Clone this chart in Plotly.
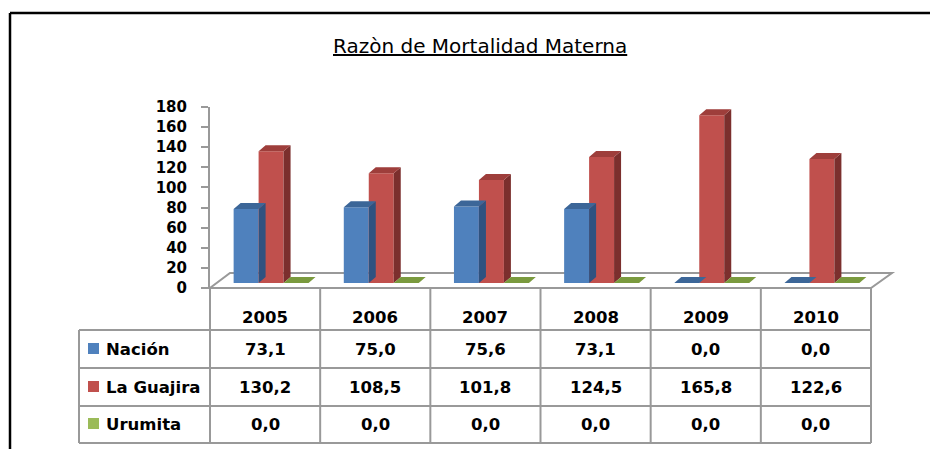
import plotly.graph_objects as go

# ---------------- data ----------------
years = ["2005", "2006", "2007", "2008", "2009", "2010"]
series_names = ["Nación", "La Guajira", "Urumita"]
nacion = [73.1, 75.0, 75.6, 73.1, 0.0, 0.0]
la_guajira = [130.2, 108.5, 101.8, 124.5, 165.8, 122.6]
urumita = [0.0, 0.0, 0.0, 0.0, 0.0, 0.0]
y_ticks = [0, 20, 40, 60, 80, 100, 120, 140, 160, 180]
title_text = "Razòn de Mortalidad Materna"

# ---------------- styles ----------------
W, H = 938, 449
OFF = 8   # page body margin: the figure starts 8px in from the window corner
front_cols = ["#4F81BD", "#C0504D", "#9BBB59"]
top_cols = ["#3C6698", "#9E3E3B", "#7A9A3E"]
side_cols = ["#2F5280", "#7B2F2D", "#5F7A2E"]
grid_col = "#999999"
FONT = "DejaVu Sans"

def px(x):
    return (x - OFF) / W

def py(y):
    return 1 - (y - OFF) / H

# plot geometry (window pixels)
X0, X1 = 210, 871          # category axis span (table columns)
Y0, Y180 = 288, 107        # visible value axis
BX_SHIFT = 6               # bars sit slightly back on the floor
BY0, BY180 = 283, 101
BARGAP = 0.32
DEPTH_PX_X, DEPTH_PX_Y = 7, 6

fig = go.Figure()

ncat = len(years)
values = [nacion, la_guajira, urumita]
w = (1 - BARGAP) / len(values)
dx = DEPTH_PX_X / ((X1 - X0) / ncat)
dy = DEPTH_PX_Y / ((BY0 - BY180) / 180)

# front faces
for j, (name, vals) in enumerate(zip(series_names, values)):
    fig.add_trace(go.Bar(
        x=list(range(ncat)), y=vals, name=name,
        marker=dict(color=front_cols[j], line=dict(width=0)),
        xaxis="x2", yaxis="y2", showlegend=False, hoverinfo="skip",
    ))

# top and side faces (computed from the values)
for j, vals in enumerate(values):
    tx, ty, sx, sy = [], [], [], []
    for i, v in enumerate(vals):
        xl = i - (1 - BARGAP) / 2 + w * j
        xr = xl + w
        tx += [xl, xr, xr + dx, xl + dx, xl, None]
        ty += [v, v, v + dy, v + dy, v, None]
        if v > 0:
            sx += [xr, xr + dx, xr + dx, xr, xr, None]
            sy += [0, dy, v + dy, v, 0, None]
    if sx:
        fig.add_trace(go.Scatter(x=sx, y=sy, mode="lines", fill="toself",
                                 fillcolor=side_cols[j], line=dict(width=0),
                                 xaxis="x2", yaxis="y2", showlegend=False,
                                 hoverinfo="skip"))
    fig.add_trace(go.Scatter(x=tx, y=ty, mode="lines", fill="toself",
                             fillcolor=top_cols[j], line=dict(width=0),
                             xaxis="x2", yaxis="y2", showlegend=False,
                             hoverinfo="skip"))

shapes = []
# outer frame
shapes.append(dict(type="line", xref="paper", yref="paper",
                   x0=px(10), y0=py(13), x1=px(W + OFF), y1=py(13),
                   line=dict(color="black", width=2.5)))
shapes.append(dict(type="line", xref="paper", yref="paper",
                   x0=px(10), y0=py(13), x1=px(10), y1=py(H + OFF),
                   line=dict(color="black", width=2.5)))
# floor
shapes.append(dict(type="path", xref="paper", yref="paper", layer="below",
                   path=f"M {px(X0)} {py(Y0)} L {px(X1)} {py(Y0)} L {px(X1+21)} {py(Y0-15)} "
                        f"L {px(X0+20)} {py(Y0-15)} Z",
                   fillcolor="white", line=dict(color=grid_col, width=2)))

# data table grid
col_w = (X1 - X0) / ncat
row_lines = [330, 368, 406, 443]
LEG_X = 79
for yl in row_lines:
    shapes.append(dict(type="line", xref="paper", yref="paper",
                       x0=px(LEG_X), y0=py(yl), x1=px(X1), y1=py(yl),
                       line=dict(color=grid_col, width=2)))
for k in range(ncat + 1):
    xv = X0 + k * col_w
    shapes.append(dict(type="line", xref="paper", yref="paper",
                       x0=px(xv), y0=py(Y0), x1=px(xv), y1=py(row_lines[-1]),
                       line=dict(color=grid_col, width=2)))
shapes.append(dict(type="line", xref="paper", yref="paper",
                   x0=px(LEG_X), y0=py(row_lines[0]), x1=px(LEG_X), y1=py(row_lines[-1]),
                   line=dict(color=grid_col, width=2)))

annotations = []
cell_font = dict(family=FONT, size=16.5, color="black", weight="bold")
# header years
for i, yr in enumerate(years):
    annotations.append(dict(x=i, y=py(317), xref="x", yref="paper", text=yr,
                            xanchor="center", yanchor="middle",
                            showarrow=False, font=cell_font))
# rows
row_centers = [349, 387, 424]
for j, (name, vals) in enumerate(zip(series_names, values)):
    yc = row_centers[j]
    for i, v in enumerate(vals):
        annotations.append(dict(x=i, y=py(yc), xref="x", yref="paper",
                                text=f"{v:.1f}".replace(".", ","),
                                xanchor="center", yanchor="middle",
                                showarrow=False, font=cell_font))
    shapes.append(dict(type="rect", xref="paper", yref="paper",
                       x0=px(88), y0=py(yc - 6), x1=px(99), y1=py(yc + 5),
                       fillcolor=front_cols[j], line=dict(width=0)))
    annotations.append(dict(x=px(104), y=py(yc), xref="paper", yref="paper",
                            text=name, xanchor="left", yanchor="middle",
                            showarrow=False, font=cell_font))

# title
annotations.append(dict(x=px(480), y=py(46), xref="paper", yref="paper",
                        text=title_text, showarrow=False,
                        xanchor="center", yanchor="middle",
                        font=dict(family=FONT, size=20, color="black",
                                  lineposition="under")))

fig.update_layout(
    width=W, height=H, autosize=False,
    margin=dict(l=0, r=0, t=0, b=0, pad=0, autoexpand=False),
    paper_bgcolor="white", plot_bgcolor="rgba(0,0,0,0)",
    barmode="group", bargap=BARGAP, bargroupgap=0,
    showlegend=False,
    xaxis=dict(domain=[px(X0), px(X1)], range=[-0.5, ncat - 0.5],
               visible=False, anchor="y", automargin=False),
    yaxis=dict(domain=[py(Y0), py(Y180)], range=[0, 180], anchor="x",
               automargin=False,
               tickvals=y_ticks, ticktext=[str(t) for t in y_ticks],
               showgrid=False, zeroline=False, showline=True,
               linecolor=grid_col, linewidth=2, ticks="outside",
               ticklen=7, tickcolor=grid_col, tickwidth=2,
               ticklabelstandoff=11,
               tickfont=dict(family=FONT, size=15, color="black", weight="bold")),
    xaxis2=dict(domain=[px(X0 + BX_SHIFT), px(X1 + BX_SHIFT)],
                range=[-0.5, ncat - 0.5], visible=False, anchor="y2",
                automargin=False),
    yaxis2=dict(domain=[py(BY0), py(BY180)], range=[0, 180],
                visible=False, anchor="x2", automargin=False),
    shapes=shapes, annotations=annotations,
)

fig.write_html("out.html")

····················

*What you have to do*
The listing above needs to be output again exactly. Don't include the pictures.

*Final result*
Clone this chart in Plotly.
import plotly.graph_objects as go

# ---------------- data ----------------
years = ["2005", "2006", "2007", "2008", "2009", "2010"]
series_names = ["Nación", "La Guajira", "Urumita"]
nacion = [73.1, 75.0, 75.6, 73.1, 0.0, 0.0]
la_guajira = [130.2, 108.5, 101.8, 124.5, 165.8, 122.6]
urumita = [0.0, 0.0, 0.0, 0.0, 0.0, 0.0]
y_ticks = [0, 20, 40, 60, 80, 100, 120, 140, 160, 180]
title_text = "Razòn de Mortalidad Materna"

# ---------------- styles ----------------
W, H = 938, 449
OFF = 8   # page body margin: the figure starts 8px in from the window corner
front_cols = ["#4F81BD", "#C0504D", "#9BBB59"]
top_cols = ["#3C6698", "#9E3E3B", "#7A9A3E"]
side_cols = ["#2F5280", "#7B2F2D", "#5F7A2E"]
grid_col = "#999999"
FONT = "DejaVu Sans"

def px(x):
    return (x - OFF) / W

def py(y):
    return 1 - (y - OFF) / H

# plot geometry (window pixels)
X0, X1 = 210, 871          # category axis span (table columns)
Y0, Y180 = 288, 107        # visible value axis
BX_SHIFT = 6               # bars sit slightly back on the floor
BY0, BY180 = 283, 101
BARGAP = 0.32
DEPTH_PX_X, DEPTH_PX_Y = 7, 6

fig = go.Figure()

ncat = len(years)
values = [nacion, la_guajira, urumita]
w = (1 - BARGAP) / len(values)
dx = DEPTH_PX_X / ((X1 - X0) / ncat)
dy = DEPTH_PX_Y / ((BY0 - BY180) / 180)

# front faces
for j, (name, vals) in enumerate(zip(series_names, values)):
    fig.add_trace(go.Bar(
        x=list(range(ncat)), y=vals, name=name,
        marker=dict(color=front_cols[j], line=dict(width=0)),
        xaxis="x2", yaxis="y2", showlegend=False, hoverinfo="skip",
    ))

# top and side faces (computed from the values)
for j, vals in enumerate(values):
    tx, ty, sx, sy = [], [], [], []
    for i, v in enumerate(vals):
        xl = i - (1 - BARGAP) / 2 + w * j
        xr = xl + w
        tx += [xl, xr, xr + dx, xl + dx, xl, None]
        ty += [v, v, v + dy, v + dy, v, None]
        if v > 0:
            sx += [xr, xr + dx, xr + dx, xr, xr, None]
            sy += [0, dy, v + dy, v, 0, None]
    if sx:
        fig.add_trace(go.Scatter(x=sx, y=sy, mode="lines", fill="toself",
                                 fillcolor=side_cols[j], line=dict(width=0),
                                 xaxis="x2", yaxis="y2", showlegend=False,
                                 hoverinfo="skip"))
    fig.add_trace(go.Scatter(x=tx, y=ty, mode="lines", fill="toself",
                             fillcolor=top_cols[j], line=dict(width=0),
                             xaxis="x2", yaxis="y2", showlegend=False,
                             hoverinfo="skip"))

shapes = []
# outer frame
shapes.append(dict(type="line", xref="paper", yref="paper",
                   x0=px(10), y0=py(13), x1=px(W + OFF), y1=py(13),
                   line=dict(color="black", width=2.5)))
shapes.append(dict(type="line", xref="paper", yref="paper",
                   x0=px(10), y0=py(13), x1=px(10), y1=py(H + OFF),
                   line=dict(color="black", width=2.5)))
# floor
shapes.append(dict(type="path", xref="paper", yref="paper", layer="below",
                   path=f"M {px(X0)} {py(Y0)} L {px(X1)} {py(Y0)} L {px(X1+21)} {py(Y0-15)} "
                        f"L {px(X0+20)} {py(Y0-15)} Z",
                   fillcolor="white", line=dict(color=grid_col, width=2)))

# data table grid
col_w = (X1 - X0) / ncat
row_lines = [330, 368, 406, 443]
LEG_X = 79
for yl in row_lines:
    shapes.append(dict(type="line", xref="paper", yref="paper",
                       x0=px(LEG_X), y0=py(yl), x1=px(X1), y1=py(yl),
                       line=dict(color=grid_col, width=2)))
for k in range(ncat + 1):
    xv = X0 + k * col_w
    shapes.append(dict(type="line", xref="paper", yref="paper",
                       x0=px(xv), y0=py(Y0), x1=px(xv), y1=py(row_lines[-1]),
                       line=dict(color=grid_col, width=2)))
shapes.append(dict(type="line", xref="paper", yref="paper",
                   x0=px(LEG_X), y0=py(row_lines[0]), x1=px(LEG_X), y1=py(row_lines[-1]),
                   line=dict(color=grid_col, width=2)))

annotations = []
cell_font = dict(family=FONT, size=16.5, color="black", weight="bold")
# header years
for i, yr in enumerate(years):
    annotations.append(dict(x=i, y=py(317), xref="x", yref="paper", text=yr,
                            xanchor="center", yanchor="middle",
                            showarrow=False, font=cell_font))
# rows
row_centers = [349, 387, 424]
for j, (name, vals) in enumerate(zip(series_names, values)):
    yc = row_centers[j]
    for i, v in enumerate(vals):
        annotations.append(dict(x=i, y=py(yc), xref="x", yref="paper",
                                text=f"{v:.1f}".replace(".", ","),
                                xanchor="center", yanchor="middle",
                                showarrow=False, font=cell_font))
    shapes.append(dict(type="rect", xref="paper", yref="paper",
                       x0=px(88), y0=py(yc - 6), x1=px(99), y1=py(yc + 5),
                       fillcolor=front_cols[j], line=dict(width=0)))
    annotations.append(dict(x=px(104), y=py(yc), xref="paper", yref="paper",
                            text=name, xanchor="left", yanchor="middle",
                            showarrow=False, font=cell_font))

# title
annotations.append(dict(x=px(480), y=py(46), xref="paper", yref="paper",
                        text=title_text, showarrow=False,
                        xanchor="center", yanchor="middle",
                        font=dict(family=FONT, size=20, color="black",
                                  lineposition="under")))

fig.update_layout(
    width=W, height=H, autosize=False,
    margin=dict(l=0, r=0, t=0, b=0, pad=0, autoexpand=False),
    paper_bgcolor="white", plot_bgcolor="rgba(0,0,0,0)",
    barmode="group", bargap=BARGAP, bargroupgap=0,
    showlegend=False,
    xaxis=dict(domain=[px(X0), px(X1)], range=[-0.5, ncat - 0.5],
               visible=False, anchor="y", automargin=False),
    yaxis=dict(domain=[py(Y0), py(Y180)], range=[0, 180], anchor="x",
               automargin=False,
               tickvals=y_ticks, ticktext=[str(t) for t in y_ticks],
               showgrid=False, zeroline=False, showline=True,
               linecolor=grid_col, linewidth=2, ticks="outside",
               ticklen=7, tickcolor=grid_col, tickwidth=2,
               ticklabelstandoff=11,
               tickfont=dict(family=FONT, size=15, color="black", weight="bold")),
    xaxis2=dict(domain=[px(X0 + BX_SHIFT), px(X1 + BX_SHIFT)],
                range=[-0.5, ncat - 0.5], visible=False, anchor="y2",
                automargin=False),
    yaxis2=dict(domain=[py(BY0), py(BY180)], range=[0, 180],
                visible=False, anchor="x2", automargin=False),
    shapes=shapes, annotations=annotations,
)

fig.write_html("out.html")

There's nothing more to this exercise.